◆ **PROBLEM DESCRIPTION**:
Would you return the run of lines that starts at the one with "Write the matplotlib code for this chart." and ends at the one with "fig = plt.figure(figsize=(W", ends included, exactly as written and without the images?

* BEGIN EXERCISE DATA *

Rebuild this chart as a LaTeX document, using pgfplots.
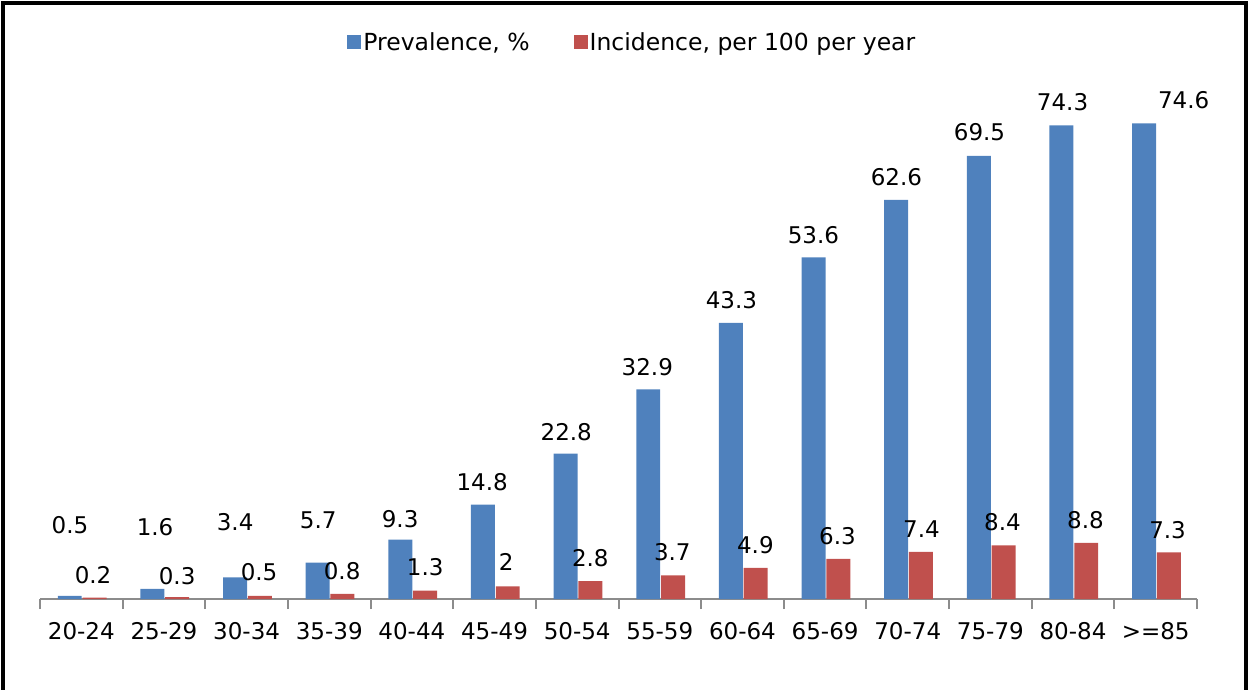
\documentclass[border=0pt]{standalone}
\usepackage{fontspec}
\setmainfont{DejaVu Sans}
\usepackage{pgfplots}
\pgfplotsset{compat=1.18}
\usepackage{pgfplotstable}

\definecolor{prevblue}{HTML}{4F81BD}
\definecolor{incred}{HTML}{C0504D}
\definecolor{axgray}{HTML}{8C8C8C}

% bar values, one row per age group
\pgfplotstableread{
x prev inc
0  0.5  0.2
1  1.6  0.3
2  3.4  0.5
3  5.7  0.8
4  9.3  1.3
5  14.8 2
6  22.8 2.8
7  32.9 3.7
8  43.3 4.9
9  53.6 6.3
10 62.6 7.4
11 69.5 8.4
12 74.3 8.8
13 74.6 7.3
}\rates

% where the data labels sit
\pgfplotstableread{
x      y    lab
-0.137 11.6 0.5
0.892  11.3 1.6
1.861  12.1 3.4
2.866  12.4 5.7
3.858  12.6 9.3
4.851  18.3 14.8
5.868  26.2 22.8
6.849  36.4 32.9
7.866  46.9 43.3
8.858  57.1 53.6
9.863  66.1 62.6
10.868 73.2 69.5
11.873 77.9 74.3
13.338 78.2 74.6
}\prevlab

\pgfplotstableread{
x      y    lab
0.142  3.8  0.2
1.159  3.6  0.3
2.151  4.2  0.5
3.156  4.4  0.8
4.161  5.0  1.3
5.142  5.8  2
6.159  6.4  2.8
7.151  7.4  3.7
8.156  8.5  4.9
9.149  9.9  6.3
10.166 11.0 7.4
11.146 12.1 8.4
12.151 12.4 8.8
13.144 10.8 7.3
}\inclab

\begin{document}
\begin{tikzpicture}
\begin{axis}[
    scale only axis,
    width=1157pt, height=510pt,
    xmin=-0.5, xmax=13.5,
    ymin=0, ymax=80,
    hide y axis,
    axis x line*=bottom,
    x axis line style={axgray, line width=2pt},
    xtick={0,...,13},
    xticklabels={20-24,25-29,30-34,35-39,40-44,45-49,50-54,55-59,60-64,65-69,70-74,75-79,80-84,>=85},
    major tick length=0pt,
    minor xtick={-0.5,0.5,...,13.5},
    minor tick length=10pt,
    tick align=outside,
    minor tick style={axgray, line width=2pt},
    xticklabel style={font=\fontsize{23}{27}\selectfont, yshift=-20pt},
    legend style={at={(0.512,1.092)}, anchor=center, draw=none,
        font=\fontsize{23.5}{27}\selectfont, legend columns=2,
        /tikz/every even column/.append style={column sep=42pt}},
    legend image code/.code={\fill[#1] (-4pt,-7pt) rectangle (10pt,7pt);},
    every node near coord/.append style={anchor=center, font=\fontsize{23}{27}\selectfont, text=black},
]
\addplot[ybar, bar width=0.29, bar shift=-0.14, fill=prevblue, draw=none] table[x=x, y=prev] {\rates};
\addlegendentry{Prevalence, \%}
\addplot[ybar, bar width=0.29, bar shift=0.16, fill=incred, draw=none] table[x=x, y=inc] {\rates};
\addlegendentry{Incidence, per 100 per year}

\addplot[forget plot, only marks, mark=none, nodes near coords, point meta=explicit symbolic]
    table[x=x, y=y, meta=lab] {\prevlab};
\addplot[forget plot, only marks, mark=none, nodes near coords, point meta=explicit symbolic]
    table[x=x, y=y, meta=lab] {\inclab};
\end{axis}
\draw[line width=3.5pt] (-37pt,-95pt) -- (-37pt,596pt) -- (1206pt,596pt) -- (1206pt,-95pt);
\pgfresetboundingbox
\useasboundingbox (-40pt,-91pt) rectangle (1209pt,599pt);
\end{tikzpicture}
\end{document}
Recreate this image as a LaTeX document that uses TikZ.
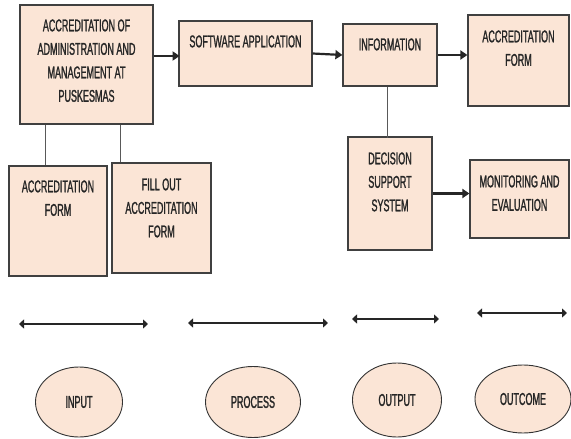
\documentclass[tikz,border=0pt]{standalone}
\usepackage{fontspec}
\newfontfamily\narrowsans[FakeStretch=0.53,FakeBold=1.2]{Liberation Sans}
\usepackage{tikz}
\usetikzlibrary{positioning,arrows.meta,shapes.geometric}
\definecolor{peach}{RGB}{251,229,214}

\begin{document}
\begin{tikzpicture}[x=1pt,y=-1pt,
  blk/.style={draw=black!75,line width=1.2pt,fill=peach,inner sep=0pt},
  oval/.style={ellipse,draw=black!80,line width=0.9pt,fill=peach,inner sep=0pt,text=black!85,font=\narrowsans\fontsize{17}{20}\selectfont},
  txt/.style={inner sep=0pt,align=center,text=black!85,font=\narrowsans\fontsize{17}{23.5}\selectfont},
  flow/.style={line width=2.2pt,draw=black!85,-{Triangle[length=7pt,width=9pt]}},
  link/.style={line width=0.8pt,draw=black!65},
  span/.style={line width=2.2pt,draw=black!85,{Triangle[length=5pt,width=9pt]}-{Triangle[length=5pt,width=9pt]}}]
\useasboundingbox (0,0) rectangle (571,439);
% top row: boxes, text sits near the top of each box
\node[blk,minimum width=133,minimum height=119] (adm) at (86.5,64.5) {};
\node[blk,minimum width=133,minimum height=65] (sw) at (245.5,53.5) {};
\node[blk,minimum width=94,minimum height=62] (info) at (390,55) {};
\node[blk,minimum width=101,minimum height=91] (acc) at (518.5,60.5) {};
\node[blk,minimum width=84,minimum height=113] (dss) at (390,193.5) {};
\node[blk,minimum width=99,minimum height=78] (mon) at (519.5,199) {};
\node[blk,minimum width=98,minimum height=110] (form) at (58,221) {};
\node[blk,minimum width=99,minimum height=110] (fill) at (161.5,218) {};
\node[txt,below=14.8pt of adm.north] (admtxt) {ACCREDITATION OF\\ADMINISTRATION AND\\MANAGEMENT AT\\PUSKESMAS};
\node[txt,below=14.8pt of sw.north] (swtxt) {SOFTWARE APPLICATION};
\node[txt,below=14.8pt of info.north] (infotxt) {INFORMATION};
\node[txt,below=15.8pt of acc.north] (acctxt) {ACCREDITATION\\FORM};
\node[txt,below=15.8pt of dss.north] (dsstxt) {DECISION\\SUPPORT\\SYSTEM};
\node[txt,below=15.8pt of mon.north] (montxt) {MONITORING AND\\EVALUATION};
\node[txt,below=14.8pt of form.north] (formtxt) {ACCREDITATION\\FORM};
\node[txt,below=15.8pt of fill.north] (filltxt) {FILL OUT\\ACCREDITATION\\FORM};
% connectors
\draw[flow] (sw.west -| adm.east) ++(0,2.5) -- ++(26,0);
\draw[flow] (sw.east) -- (info.west);
\draw[flow] (info.east) -- (info.east -| acc.west);
\draw[flow] (dss.east) -- (dss.east -| mon.west);
\draw[link] (info.south) ++(-3,0) -- ++(0,51);
\draw[link] (adm.south west) ++(26,0) coordinate (j1) -- (j1 |- form.north);
\draw[link] (adm.south west) ++(101,0) coordinate (j2) -- (j2 |- fill.north);
% stage markers
\foreach \xa/\xb/\yy in {19/148/324,188/328/323,352/439/319,477/567/313}
  \draw[span] (\xa,\yy) -- (\xb,\yy);
\node[oval,minimum width=87,minimum height=70] (input) at (79,402) {INPUT};
\node[oval,minimum width=95,minimum height=71] (process) at (253,402) {PROCESS};
\node[oval,minimum width=89,minimum height=74] (output) at (397,400) {OUTPUT};
\node[oval,minimum width=96,minimum height=68] (outcome) at (523,399) {OUTCOME};
\end{tikzpicture}
\end{document}
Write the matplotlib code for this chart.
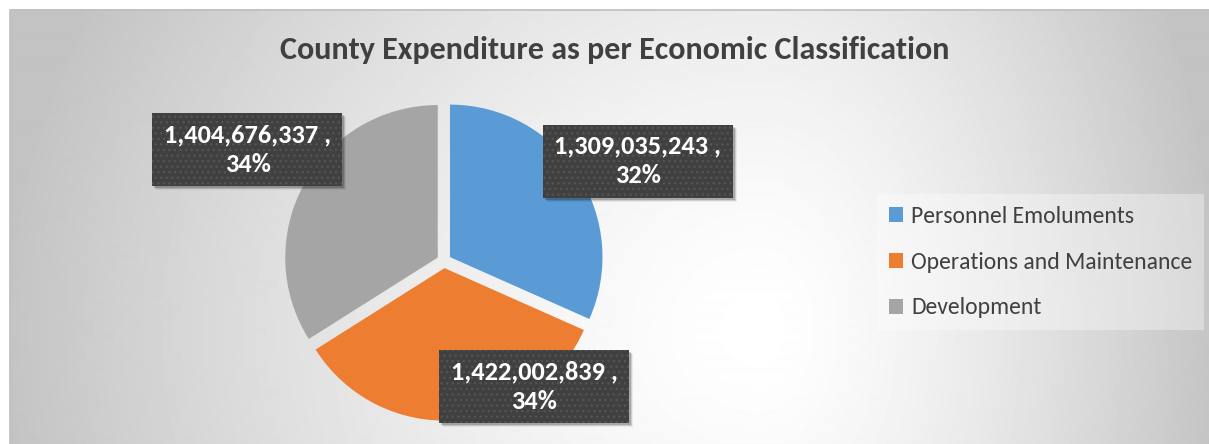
import numpy as np
import matplotlib
import matplotlib.pyplot as plt
from matplotlib import font_manager
from matplotlib.patches import Rectangle

# pick a Calibri-like font if present
names = {f.name for f in font_manager.fontManager.ttflist}
font = "Carlito" if "Carlito" in names else "Lato"
plt.rcParams["font.family"] = [font, "DejaVu Sans"]
plt.rcParams["hatch.linewidth"] = 1.0

# data
categories = ["Personnel Emoluments", "Operations and Maintenance", "Development"]
amounts = [1309035243, 1422002839, 1404676337]
colors = ["#5B9BD5", "#ED7D31", "#A5A5A5"]
title = "County Expenditure as per Economic Classification"

W, H = 1209, 444
fig = plt.figure(figsize=(W / 100, H / 100), dpi=100)

# background with soft radial gradient
bg = fig.add_axes([0, 0, 1, 1], zorder=0)
bg.set_xlim(0, W)
bg.set_ylim(H, 0)
bg.axis("off")
xx, yy = np.meshgrid(np.arange(10, W), np.arange(10, H))
cx, cy = 760, 330
ax_ = np.where(xx < cx, 760, 460)
f = np.sqrt(((xx - cx) / ax_) ** 2 + ((yy - cy) / 700) ** 2)
shade = 1 - 0.235 * np.clip(f, 0, 1) ** 1.4
bg.imshow(shade, cmap="gray", vmin=0, vmax=1, extent=(10, W, H, 10),
          aspect="auto", interpolation="bilinear")
bg.plot([10, 10, W], [H, 10, 10], color="#bfbfbf", lw=1.2)

# pie
pcx, pcy, half = 444, 261, 170
axp = fig.add_axes([(pcx - half) / W, (H - pcy - half) / H, 2 * half / W, 2 * half / H], zorder=1)
wedges, _ = axp.pie(amounts, colors=colors, startangle=90, counterclock=False,
                    radius=152.5 / half, explode=[0.042] * 3,
                    wedgeprops=dict(linewidth=0))
axp.set_xlim(-1, 1)
axp.set_ylim(-1, 1)
axp.set_aspect("equal")
axp.axis("off")

# data labels
total = sum(amounts)
label_pos = [(1.141, 0.588), (0.532, -0.738), (-1.156, 0.656)]
bw, bh = 190 / half, 73 / half
for (lx, ly), v in zip(label_pos, amounts):
    for k, a in enumerate([0.18, 0.12, 0.06]):
        o = (k + 2) / half
        axp.add_patch(Rectangle((lx - bw / 2 + o, ly - bh / 2 - o), bw, bh,
                                facecolor="black", alpha=a, lw=0, clip_on=False, zorder=3))
    axp.add_patch(Rectangle((lx - bw / 2, ly - bh / 2), bw, bh, facecolor="#404040",
                            edgecolor="#545454", hatch="...", lw=0, clip_on=False, zorder=4))
    axp.text(lx, ly, f"{v:,} ,\n{v / total:.0%}", ha="center", va="center",
             color="white", fontsize=19, fontweight="bold", linespacing=1.35,
             zorder=5, clip_on=False)

# title
fig.text(615 / W, 1 - 50 / H, title, ha="center", va="center",
         fontsize=23, fontweight="bold", color="#404040")

# legend
leg = axp.legend(wedges, categories, loc="upper left",
                 bbox_to_anchor=(877 / W, 1 - 194 / H), bbox_transform=fig.transFigure,
                 frameon=True, fancybox=False, fontsize=17, labelcolor="#404040",
                 handlelength=0.6, handleheight=0.6, handletextpad=0.35,
                 labelspacing=1.05, borderpad=0.5, borderaxespad=0)
leg.get_frame().set_facecolor("white")
leg.get_frame().set_alpha(0.35)
leg.get_frame().set_linewidth(0)

fig.savefig("out.png", dpi=100, facecolor="white")
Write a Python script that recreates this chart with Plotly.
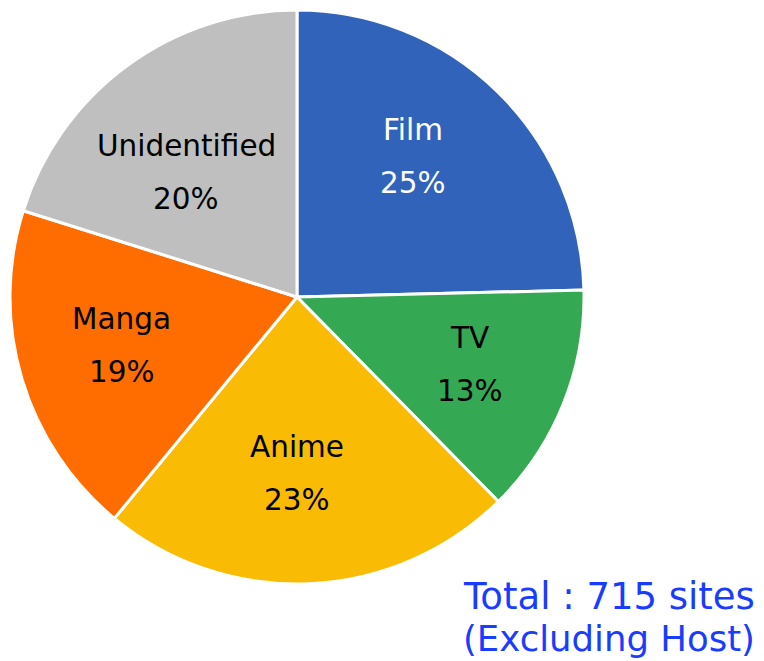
import math
import plotly.graph_objects as go

categories = ["Film", "TV", "Anime", "Manga", "Unidentified"]
counts = [176, 93, 167, 135, 144]
pct_labels = ["25%", "13%", "23%", "19%", "20%"]
colors = ["#3063b9", "#35a853", "#f9bb04", "#ff6d01", "#bfbfbf"]
text_colors = ["#ffffff", "#000000", "#000000", "#000000", "#000000"]
total_note = ["Total : 715 sites", "(Excluding Host)"]

# styling: small pixel nudges of the in-slice labels (best-fit placement)
label_nudge = [(-10, -11), (5, 0), (-8, -4), (-2, -3), (-4, 21)]

W, H = 764, 661
# pie geometry in figure pixels
CX, CY, R = 289, 289, 287
LABEL_R = 0.63
LINE_GAP = 26.5

fig = go.Figure(go.Pie(
    labels=categories,
    values=counts,
    textinfo="none",
    sort=False,
    direction="clockwise",
    rotation=0,
    marker=dict(colors=colors, line=dict(color="#ffffff", width=3)),
    domain=dict(x=[(CX - R) / W, (CX + R) / W], y=[1 - (CY + R) / H, 1 - (CY - R) / H]),
    showlegend=False,
    hoverinfo="label+percent",
))

total = sum(counts)
cum = 0
for cat, cnt, pct, tc, (nx, ny) in zip(categories, counts, pct_labels, text_colors, label_nudge):
    mid = (cum + cnt / 2) / total * 2 * math.pi
    cum += cnt
    lx = CX + LABEL_R * R * math.sin(mid) + nx
    ly = CY - LABEL_R * R * math.cos(mid) + ny
    for txt, dy in ((cat, -LINE_GAP), (pct, LINE_GAP)):
        fig.add_annotation(
            text=txt, x=lx / W, y=1 - (ly + dy) / H,
            xref="paper", yref="paper", xanchor="center", yanchor="middle",
            showarrow=False,
            font=dict(family="DejaVu Sans", size=29.5, color=tc),
        )

for line, y_px, fs in zip(total_note, (588, 630), (37, 35.5)):
    fig.add_annotation(
        text=line, x=454 / W, y=1 - y_px / H,
        xref="paper", yref="paper", xanchor="left", yanchor="middle",
        showarrow=False, borderpad=0,
        font=dict(family="DejaVu Sans", size=fs, color="#1a3cff"),
    )

fig.update_layout(
    width=W, height=H,
    margin=dict(l=0, r=0, t=0, b=0),
    paper_bgcolor="#ffffff",
    plot_bgcolor="#ffffff",
)

fig.write_html("out.html")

* END EXERCISE DATA *

◆ **OUTPUT**:
Write the matplotlib code for this chart.
import numpy as np
import matplotlib
import matplotlib.pyplot as plt
from matplotlib import font_manager
from matplotlib.patches import Rectangle

# pick a Calibri-like font if present
names = {f.name for f in font_manager.fontManager.ttflist}
font = "Carlito" if "Carlito" in names else "Lato"
plt.rcParams["font.family"] = [font, "DejaVu Sans"]
plt.rcParams["hatch.linewidth"] = 1.0

# data
categories = ["Personnel Emoluments", "Operations and Maintenance", "Development"]
amounts = [1309035243, 1422002839, 1404676337]
colors = ["#5B9BD5", "#ED7D31", "#A5A5A5"]
title = "County Expenditure as per Economic Classification"

W, H = 1209, 444
fig = plt.figure(figsize=(W / 100, H / 100), dpi=100)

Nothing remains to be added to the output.